In April of that year three RFCs appeared that covered MD2, MD4, and MD5. MD5 survived several years of cryptanalysis until a significant, practical attack was announced at the Crypto 2004 conference. Additional information appeared at the EUROCRYPT 2005 conference. Currently, the U.S. government only approves five hash algorithms: SHA-1, SHA-224, SHA-256, SHA-384, SHA-512.
Note that the attacks against MD5 are based on cryptanalysis of the algorithm. This attack differs greatly from those based on "Rainbow Tables." A Rainbow Table trades the computational time required to discover, via brute force, the input value of a hash with the memory required to store all possible hashes for a set of input values. This technique, a time-memory trade-off, is hardly new. An IEEE paper by Martin Hellman described an approach to attacking DES in 1980.
However, the feasibility (and popular adoption) of rainbow tables also needed the cost of memory -- gigabytes to terabytes of disk space -- to drop. In 2008, it is trivial (though perhaps still expensive) to have three terabytes of disk space in a desktop computer. Consequently, the input value of a hash can be discovered in a matter of seconds or minutes rather than days or years. Rainbow tables are generated by running through a key space, say all seven-character alphanumeric combinations, once and storing the mappings between input value and hash. Any subsequent lookup merely requires the user to look up a hash value and then find the input value that generated it. In other words, all of the exhaustive brute force only needs to be executed by one user and the results shared with multiple users.

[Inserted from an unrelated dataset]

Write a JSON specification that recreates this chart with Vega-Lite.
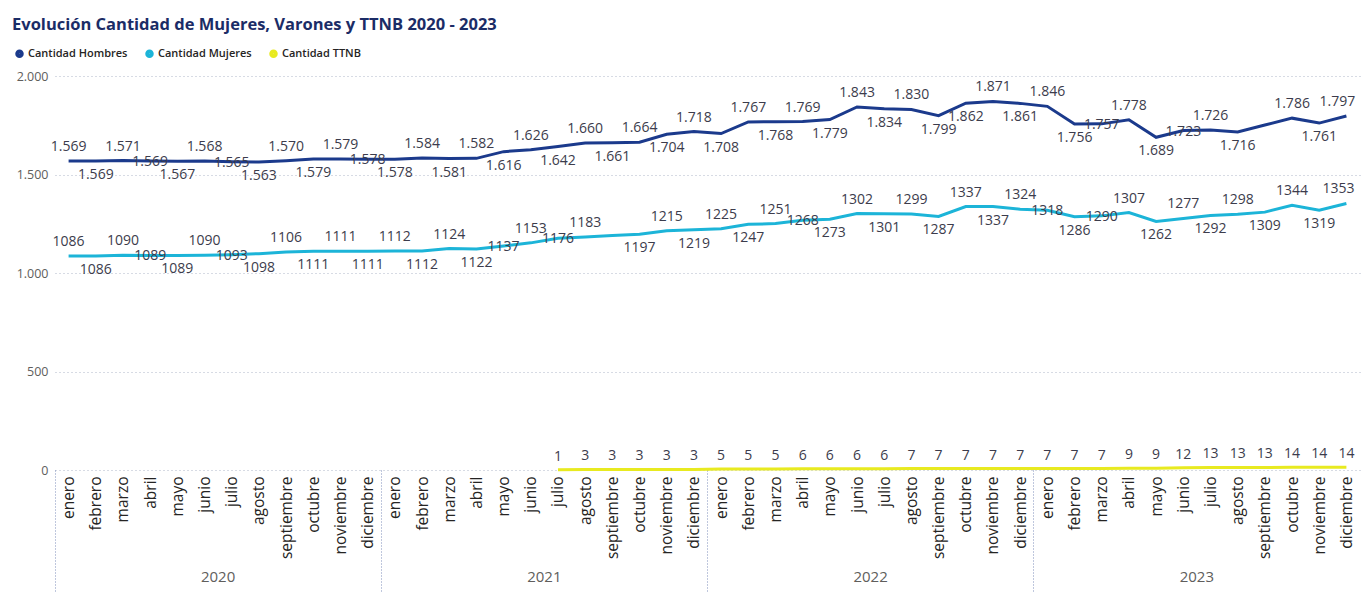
{
  "$schema": "https://vega.github.io/schema/vega-lite/v6.json",
  "autosize": {"type": "none"},
  "width": 1305,
  "height": 394,
  "padding": {"left": 55, "top": 76, "right": 4, "bottom": 123},
  "background": "white",
  "config": {
    "locale": {"number": {"decimal": ",", "thousands": ".", "grouping": [3], "currency": ["", " €"]}},
    "view": {"stroke": null},
    "font": "Open Sans"
  },
  "title": {
    "text": "Evolución Cantidad de Mujeres, Varones y TTNB 2020 - 2023",
    "anchor": "start",
    "frame": "group",
    "dx": -43,
    "fontSize": 16.5,
    "fontWeight": "bold",
    "color": "#1B2C66",
    "font": "Open Sans",
    "offset": 15
  },
  "data": {
    "values": [
      {"m": "2020-01", "Cantidad Hombres": 1569, "Cantidad Mujeres": 1086},
      {"m": "2020-02", "Cantidad Hombres": 1569, "Cantidad Mujeres": 1086},
      {"m": "2020-03", "Cantidad Hombres": 1571, "Cantidad Mujeres": 1090},
      {"m": "2020-04", "Cantidad Hombres": 1569, "Cantidad Mujeres": 1089},
      {"m": "2020-05", "Cantidad Hombres": 1567, "Cantidad Mujeres": 1089},
      {"m": "2020-06", "Cantidad Hombres": 1568, "Cantidad Mujeres": 1090},
      {"m": "2020-07", "Cantidad Hombres": 1565, "Cantidad Mujeres": 1093},
      {"m": "2020-08", "Cantidad Hombres": 1563, "Cantidad Mujeres": 1098},
      {"m": "2020-09", "Cantidad Hombres": 1570, "Cantidad Mujeres": 1106},
      {"m": "2020-10", "Cantidad Hombres": 1579, "Cantidad Mujeres": 1111},
      {"m": "2020-11", "Cantidad Hombres": 1579, "Cantidad Mujeres": 1111},
      {"m": "2020-12", "Cantidad Hombres": 1578, "Cantidad Mujeres": 1111},
      {"m": "2021-01", "Cantidad Hombres": 1578, "Cantidad Mujeres": 1112},
      {"m": "2021-02", "Cantidad Hombres": 1584, "Cantidad Mujeres": 1112},
      {"m": "2021-03", "Cantidad Hombres": 1581, "Cantidad Mujeres": 1124},
      {"m": "2021-04", "Cantidad Hombres": 1582, "Cantidad Mujeres": 1122},
      {"m": "2021-05", "Cantidad Hombres": 1616, "Cantidad Mujeres": 1137},
      {"m": "2021-06", "Cantidad Hombres": 1626, "Cantidad Mujeres": 1153},
      {"m": "2021-07", "Cantidad Hombres": 1642, "Cantidad Mujeres": 1176, "Cantidad TTNB": 1},
      {"m": "2021-08", "Cantidad Hombres": 1660, "Cantidad Mujeres": 1183, "Cantidad TTNB": 3},
      {"m": "2021-09", "Cantidad Hombres": 1661, "Cantidad Mujeres": 1190, "Cantidad TTNB": 3},
      {"m": "2021-10", "Cantidad Hombres": 1664, "Cantidad Mujeres": 1197, "Cantidad TTNB": 3},
      {"m": "2021-11", "Cantidad Hombres": 1704, "Cantidad Mujeres": 1215, "Cantidad TTNB": 3},
      {"m": "2021-12", "Cantidad Hombres": 1718, "Cantidad Mujeres": 1219, "Cantidad TTNB": 3},
      {"m": "2022-01", "Cantidad Hombres": 1708, "Cantidad Mujeres": 1225, "Cantidad TTNB": 5},
      {"m": "2022-02", "Cantidad Hombres": 1767, "Cantidad Mujeres": 1247, "Cantidad TTNB": 5},
      {"m": "2022-03", "Cantidad Hombres": 1768, "Cantidad Mujeres": 1251, "Cantidad TTNB": 5},
      {"m": "2022-04", "Cantidad Hombres": 1769, "Cantidad Mujeres": 1268, "Cantidad TTNB": 6},
      {"m": "2022-05", "Cantidad Hombres": 1779, "Cantidad Mujeres": 1273, "Cantidad TTNB": 6},
      {"m": "2022-06", "Cantidad Hombres": 1843, "Cantidad Mujeres": 1302, "Cantidad TTNB": 6},
      {"m": "2022-07", "Cantidad Hombres": 1834, "Cantidad Mujeres": 1301, "Cantidad TTNB": 6},
      {"m": "2022-08", "Cantidad Hombres": 1830, "Cantidad Mujeres": 1299, "Cantidad TTNB": 7},
      {"m": "2022-09", "Cantidad Hombres": 1799, "Cantidad Mujeres": 1287, "Cantidad TTNB": 7},
      {"m": "2022-10", "Cantidad Hombres": 1862, "Cantidad Mujeres": 1337, "Cantidad TTNB": 7},
      {"m": "2022-11", "Cantidad Hombres": 1871, "Cantidad Mujeres": 1337, "Cantidad TTNB": 7},
      {"m": "2022-12", "Cantidad Hombres": 1861, "Cantidad Mujeres": 1324, "Cantidad TTNB": 7},
      {"m": "2023-01", "Cantidad Hombres": 1846, "Cantidad Mujeres": 1318, "Cantidad TTNB": 7},
      {"m": "2023-02", "Cantidad Hombres": 1756, "Cantidad Mujeres": 1286, "Cantidad TTNB": 7},
      {"m": "2023-03", "Cantidad Hombres": 1757, "Cantidad Mujeres": 1290, "Cantidad TTNB": 7},
      {"m": "2023-04", "Cantidad Hombres": 1778, "Cantidad Mujeres": 1307, "Cantidad TTNB": 9},
      {"m": "2023-05", "Cantidad Hombres": 1689, "Cantidad Mujeres": 1262, "Cantidad TTNB": 9},
      {"m": "2023-06", "Cantidad Hombres": 1723, "Cantidad Mujeres": 1277, "Cantidad TTNB": 12},
      {"m": "2023-07", "Cantidad Hombres": 1726, "Cantidad Mujeres": 1292, "Cantidad TTNB": 13},
      {"m": "2023-08", "Cantidad Hombres": 1716, "Cantidad Mujeres": 1298, "Cantidad TTNB": 13},
      {"m": "2023-09", "Cantidad Hombres": 1751, "Cantidad Mujeres": 1309, "Cantidad TTNB": 13},
      {"m": "2023-10", "Cantidad Hombres": 1786, "Cantidad Mujeres": 1344, "Cantidad TTNB": 14},
      {"m": "2023-11", "Cantidad Hombres": 1761, "Cantidad Mujeres": 1319, "Cantidad TTNB": 14},
      {"m": "2023-12", "Cantidad Hombres": 1797, "Cantidad Mujeres": 1353, "Cantidad TTNB": 14}
    ]
  },
  "layer": [
    {
      "transform": [
        {"fold": ["Cantidad Hombres", "Cantidad Mujeres", "Cantidad TTNB"], "as": ["serie", "valor"]},
        {"filter": "isValid(datum.valor)"},
        {"calculate": "(toNumber(substring(datum.m,0,4))-2020)*12 + toNumber(substring(datum.m,5,7)) - 1", "as": "i"}
      ],
      "encoding": {
        "x": {
          "field": "m",
          "type": "ordinal",
          "scale": {"type": "point", "padding": 0.5},
          "axis": {
            "orient": "bottom",
            "title": null,
            "labelAngle": -90,
            "labelExpr": "['enero','febrero','marzo','abril','mayo','junio','julio','agosto','septiembre','octubre','noviembre','diciembre'][toNumber(substring(datum.value,5,7))-1]",
            "labelFontSize": 15.5,
            "labelFont": "Open Sans",
            "labelColor": "#252423",
            "labelPadding": 6,
            "labelOverlap": false,
            "labelBound": false,
            "ticks": false,
            "domain": false,
            "grid": false
          }
        },
        "y": {
          "field": "valor",
          "type": "quantitative",
          "scale": {"domain": [0, 2000]},
          "axis": {
            "title": null,
            "values": [0, 500, 1000, 1500, 2000],
            "format": ",d",
            "grid": true,
            "gridDash": [1, 3],
            "gridColor": "#AEB6C8",
            "gridWidth": 1,
            "domain": false,
            "ticks": false,
            "labelPadding": 7,
            "labelFontSize": 12.5,
            "labelFont": "Open Sans",
            "labelColor": "#605E5C"
          }
        }
      },
      "layer": [
        {
          "mark": {"type": "line", "strokeWidth": 3},
          "encoding": {
            "color": {
              "field": "serie",
              "type": "nominal",
              "scale": {"domain": ["Cantidad Hombres", "Cantidad Mujeres", "Cantidad TTNB"], "range": ["#1B3A8C", "#1CB4D8", "#E8EA20"]},
              "legend": {
                "title": null,
                "orient": "none",
                "legendX": -41,
                "legendY": -28,
                "direction": "horizontal",
                "symbolType": "circle",
                "symbolSize": 16,
                "symbolStrokeWidth": 4.5,
                "labelFontSize": 11,
                "labelFont": "Open Sans",
                "labelFontWeight": 600,
                "labelColor": "#252423",
                "labelOffset": 3,
                "columnPadding": 10
              }
            }
          }
        },
        {
          "transform": [{"filter": "datum.serie == 'Cantidad Hombres' && datum.i != 47 && indexof([0,2,5,8,10,13,15,17,19,21,23,25,27,29,31,34,36,39,42,45], datum.i) >= 0"}],
          "mark": {"type": "text", "baseline": "bottom", "dy": -7, "fontSize": 14, "font": "Open Sans", "color": "#3C3C4C"},
          "encoding": {"text": {"field": "valor", "type": "quantitative", "format": ",d"}}
        },
        {
          "transform": [{"filter": "datum.serie == 'Cantidad Hombres' && datum.i == 47"}],
          "mark": {"type": "text", "baseline": "bottom", "dy": -7, "dx": -9, "fontSize": 14, "font": "Open Sans", "color": "#3C3C4C"},
          "encoding": {"text": {"field": "valor", "type": "quantitative", "format": ",d"}}
        },
        {
          "transform": [{"filter": "datum.serie == 'Cantidad Hombres' && indexof([3,6,11,38,41], datum.i) >= 0"}],
          "mark": {"type": "text", "baseline": "middle", "dy": 1, "fontSize": 14, "font": "Open Sans", "color": "#3C3C4C"},
          "encoding": {"text": {"field": "valor", "type": "quantitative", "format": ",d"}}
        },
        {
          "transform": [{"filter": "datum.serie == 'Cantidad Hombres' && indexof([0,2,5,8,10,13,15,17,19,21,23,25,27,29,31,34,36,39,42,45,47,3,6,11,38,41,44], datum.i) < 0"}],
          "mark": {"type": "text", "baseline": "top", "dy": 7, "fontSize": 14, "font": "Open Sans", "color": "#3C3C4C"},
          "encoding": {"text": {"field": "valor", "type": "quantitative", "format": ",d"}}
        },
        {
          "transform": [{"filter": "datum.serie == 'Cantidad Mujeres' && indexof([0,2,5,8,10,12,14,17,19,22,24,26,29,31,33,35,39,41,43,45], datum.i) >= 0"}],
          "mark": {"type": "text", "baseline": "bottom", "dy": -7, "fontSize": 14, "font": "Open Sans", "color": "#3C3C4C"},
          "encoding": {"text": {"field": "valor", "type": "quantitative", "format": "d"}}
        },
        {
          "transform": [{"filter": "datum.serie == 'Cantidad Mujeres' && datum.i == 47"}],
          "mark": {"type": "text", "baseline": "bottom", "dy": -7, "dx": -8, "fontSize": 14, "font": "Open Sans", "color": "#3C3C4C"},
          "encoding": {"text": {"field": "valor", "type": "quantitative", "format": "d"}}
        },
        {
          "transform": [{"filter": "datum.serie == 'Cantidad Mujeres' && indexof([3,6,16,18,27,36,38], datum.i) >= 0"}],
          "mark": {"type": "text", "baseline": "middle", "dy": 1, "fontSize": 14, "font": "Open Sans", "color": "#3C3C4C"},
          "encoding": {"text": {"field": "valor", "type": "quantitative", "format": "d"}}
        },
        {
          "transform": [{"filter": "datum.serie == 'Cantidad Mujeres' && indexof([0,2,5,8,10,12,14,17,19,22,24,26,29,31,33,35,39,41,43,45,47,3,6,16,18,27,36,38,20], datum.i) < 0"}],
          "mark": {"type": "text", "baseline": "top", "dy": 7, "fontSize": 14, "font": "Open Sans", "color": "#3C3C4C"},
          "encoding": {"text": {"field": "valor", "type": "quantitative", "format": "d"}}
        },
        {
          "transform": [{"filter": "datum.serie == 'Cantidad TTNB'"}],
          "mark": {"type": "text", "baseline": "bottom", "dy": -6, "fontSize": 14, "font": "Open Sans", "color": "#3C3C4C"},
          "encoding": {"text": {"field": "valor", "type": "quantitative", "format": "d"}}
        }
      ]
    },
    {
      "data": {"values": [{"anio": "2020"}, {"anio": "2021"}, {"anio": "2022"}, {"anio": "2023"}]},
      "mark": {"type": "rule", "opacity": 0},
      "encoding": {
        "x": {
          "field": "anio",
          "type": "ordinal",
          "scale": {"type": "band", "paddingInner": 0, "paddingOuter": 0},
          "axis": {
            "orient": "bottom",
            "title": null,
            "bandPosition": 0,
            "ticks": true,
            "tickSize": 123,
            "tickDash": [1, 2],
            "tickColor": "#7F8FBA",
            "tickWidth": 1,
            "domain": false,
            "grid": false,
            "labelAngle": 0,
            "labelPadding": -24,
            "labelFontSize": 15,
            "labelFont": "Open Sans",
            "labelColor": "#605E5C",
            "labelOverlap": false,
            "labelBound": false,
            "labelFlush": false
          }
        }
      }
    }
  ],
  "resolve": {"scale": {"x": "independent"}, "axis": {"x": "independent"}}
}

Rainbow tables can be generated for any algorithm, from MD5 to SHA-512 to certain modes of AES. They are based on simple brute force attacks rather than any underlying weakness of the algorithm. However, rainbow tables can also be trivially defeated.
Think of a rainbow table as something like this:
hash = MD5(input value)
Where hash is the result of an MD5 operation on input value. Typically, input value will be the complete key space of a length of characters (e.g. seven character alphanumeric).
Now, consider this small modification:
hash = MD5(salt + input value)
In this case, a fixed set of characters, the salt, is prepended (it could also be appended) to the input value to produce the hash. The salt doesn't need to be secret or even random -- it could be "apple" or "zombie." The function of the salt is to extend the length of characters used as the input and to prevent trivial hash comparisons. The combination "zombie" plus "password" turns an eight-character input value into a 14-character one. For an attacker who relies on a rainbow table to attack eight character passwords, the addition of "zombie" doesn't make the table any bigger, but it makes it different from the rainbow table for hashes without a salt. As a result, the attacker needs to rebuild the table -- which turns the problem back into a time-consuming brute force attack.
If your application stores hashed passwords, then make sure that the hashes are salted. It won't make the passwords more secure against phishing, sniffing, or replay attacks, but it can make them resistant to rainbow attacks if the hashes are compromised.
If your web application stores passwords in plain text, then it has more fundamental security issues.